WATCHTOWER
5 min read
Ron Helms

A Note to Tool Residents on Officer Ochoa

Thank you for the response. Here is what I am seeing in your accounts, where things stand with the city, and how you can help move this forward.

Table of Contents

The people of Tool just did something that rarely happens in a small Texas town. Residents told the truth out loud, under their own names, all at once, on a public Facebook thread about one police officer. The post drew 248 comments, 135 shares, and 180 reactions in a handful of days. That kind of response tells me this conversation was overdue.

Before I write another word, thank you. Every resident who came forward with a firsthand story took a risk. Every resident who shared the post helped a neighbor feel less alone. Every resident who simply read and reacted added weight to something that had been sitting quiet for years. I see it. I am grateful for it. The city is going to see it too, because I am going to bring it to them.

What I Am Seeing in Your Accounts

I have read every comment on that post more than once. There are patterns in your words that jump off the page.

The most common pattern is the phrase "the camera was not recording." Resident after resident described asking for dash camera or body camera footage in court and being told no video existed, the camera was off, or the footage was corrupted. One person losing footage is bad luck. Dozens of people losing footage is a pattern, and it spans multiple stops over multiple years.

Another pattern is geography. The same officer has been described in accounts from Kemp, Seven Points, Gun Barrel City, and Tool. Stops happened inside city limits. Stops happened outside city limits. Stops happened while people were simply trying to go home. The accounts describe behavior that followed the officer from one department to the next.

A third pattern is retaliation. A store owner described being ticketed after he asked the officer to stop pulling over his customers. Residents who asked questions, stated their rights, or began recording described sudden escalation. That is a pattern worth naming out loud.

A fourth pattern is who got singled out. Young drivers. Women traveling alone at night. A grandmother with children in the car. A store owner. A 14-year-old at a community event. Taken together, the accounts describe stops that look less like pursuit of serious crime and more like the search for a reason to pull someone over.

None of this is a verdict. All of it is something the City of Tool, the department, and I now have to take seriously together.

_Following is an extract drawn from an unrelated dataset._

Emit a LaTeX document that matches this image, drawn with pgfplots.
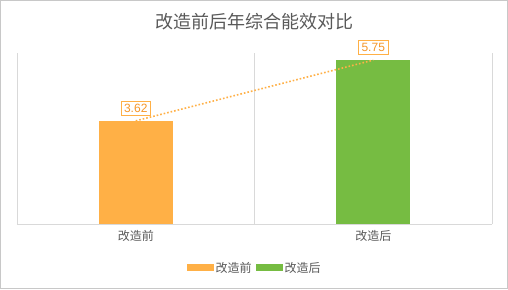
\documentclass[border=0pt]{standalone}
\usepackage{pgfplots}
\pgfplotsset{compat=1.18}
\usepackage{fontspec}
\setmainfont{Noto Sans CJK SC}
\newfontfamily\numfont{Liberation Sans}
\definecolor{barorange}{RGB}{255,176,70}
\definecolor{bargreen}{RGB}{118,188,66}
\definecolor{lblorange}{RGB}{245,150,40}
\definecolor{txtgray}{RGB}{89,89,89}
\definecolor{gridgray}{RGB}{217,217,217}
\definecolor{framegray}{RGB}{200,200,200}
\begin{document}
\begin{tikzpicture}
\useasboundingbox (0,0) rectangle (508pt,289pt);
\fill[white] (0,0) rectangle (508pt,289pt);
\draw[framegray] (0.5pt,0.5pt) rectangle (507.5pt,288.5pt);
\node[text=txtgray, font=\fontsize{18}{20}\selectfont] at (254pt,267pt) {改造前后年综合能效对比};
\begin{axis}[
  at={(17pt,65pt)}, anchor=south west,
  scale only axis, width=475pt, height=171pt,
  xmin=-0.5, xmax=1.5, ymin=0, ymax=6,
  hide y axis,
  axis x line*=bottom,
  x axis line style={gridgray, -},
  xtick={0,1}, xticklabels={改造前,改造后},
  major tick length=0pt,
  minor xtick={-0.5,0.5,1.5},
  minor x grid style={gridgray},
  xminorgrids=true,
  minor tick length=0pt,
  xticklabel style={text=txtgray, font=\fontsize{12}{14}\selectfont, yshift=-3pt},
  bar width=0.31,
  /pgf/number format/assume math mode=true,
  /pgf/number format/fixed, /pgf/number format/precision=2,
  legend style={at={(0.5,-0.257)}, anchor=center, draw=none, legend columns=2,
    font=\fontsize{12}{14}\selectfont, text=txtgray,
    /tikz/every even column/.append style={column sep=2pt}},
  legend image code/.code={\fill[#1] (0pt,-3.5pt) rectangle (27pt,3.5pt);},
]
\addplot[ybar, fill=barorange, draw=none, bar shift=0pt] coordinates {(0,3.62)};
\addlegendentry{改造前}
\addplot[ybar, fill=bargreen, draw=none, bar shift=0pt] coordinates {(1,5.75)};
\addlegendentry{改造后}
\addplot[sharp plot, barorange, line width=1.6pt, dotted, forget plot,
  nodes near coords,
  every node near coord/.append style={draw=barorange, fill=white, text=lblorange,
    font=\numfont\fontsize{12}{14}\selectfont, inner sep=3pt, anchor=south, yshift=5pt, solid, line width=0.8pt}]
  coordinates {(0,3.62) (1,5.75)};
\end{axis}
\end{tikzpicture}
\end{document}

Where Things Stand With the City

I am in active communication with Tool city leadership. Lieutenant Jason Lee reached out to me before I reached out to him. I sat down in person with Chief Robert Walker, Lieutenant Lee, and the city secretary. I filed a formal Public Information Act request, and the city has already fulfilled six of the seven items I asked for. The one outstanding item involves a third party outside their direct control, and they are following up on it in good faith.

Councilmember Tommy Salvato has also opened a direct line of communication with me. Based on what I have reviewed of recent council meetings, the council in Tool takes governance more seriously than most small town councils I have covered. I mean that as an observation, not as flattery.

The city has not hidden. The records have not been stonewalled. A lieutenant did not vanish into a spam folder. A chief did not hand me a cost estimate to photocopy disciplinary letters. I want that noticed, because it is not the norm, and it is the kind of cooperation that actually leads to change when residents show up with the truth.

What I am bringing the city on your behalf is the picture your accounts paint together. None of them reached city hall on their own. Put together, they become something the city can no longer miss.

How You Can Help Move This Forward

If you have a firsthand experience with Officer Ochoa, here is how you can turn it into something the city can act on.

  1. File a formal complaint with the Tool Police Department. This is the single most powerful thing any resident can do. A complaint on the record forces a formal response. A comment on Facebook does not. If you are unsure how to file, Chief Walker's office or the city secretary can walk you through it.

  2. If you are not comfortable going directly to the department, send your account to me at [email protected]. I will document the pattern, keep your identity confidential, and add it to the ongoing record. I have protected community sources for years. Your name does not have to appear anywhere in a published article for your story to count. You can contact me anonymously, and I will honor that.

  3. If you have video, audio, court records, or dashcam footage, save it. Back it up in two places. That material is evidence, and it has a way of disappearing if it lives on only one phone.

  4. Consider speaking at a council meeting. Three minutes at a public microphone carries more weight with a city than a thousand comments online ever will. If you are nervous, I am glad to help you think through what to say.

Each of these options exists for the same reason. We want this to move out of a comment thread and into a formal process the city can respond to.

A Word on Fairness

Officer Ochoa has a family and a livelihood, and he is a human being. I will keep reporting what the public records show, because the records are what the community deserves to see. The goal here is accountability and truth, not personal destruction. The records will speak for themselves. The formal process will decide what comes next. I trust the City of Tool to handle that process the same transparent way they handled the first conversation with me.

Closing

I did not write last week's article to start a movement. I wrote it because public records answered a question a resident had asked in a public group. Your response turned it into something bigger, and I am grateful for that.

Keep coming. Keep telling the truth. File the complaint. Send the tip. Save the footage. Show up at the meeting. I will keep doing my part on the record side, and I will keep the line of communication with the city open. Tool is answering the call so far. Let's meet them there, together.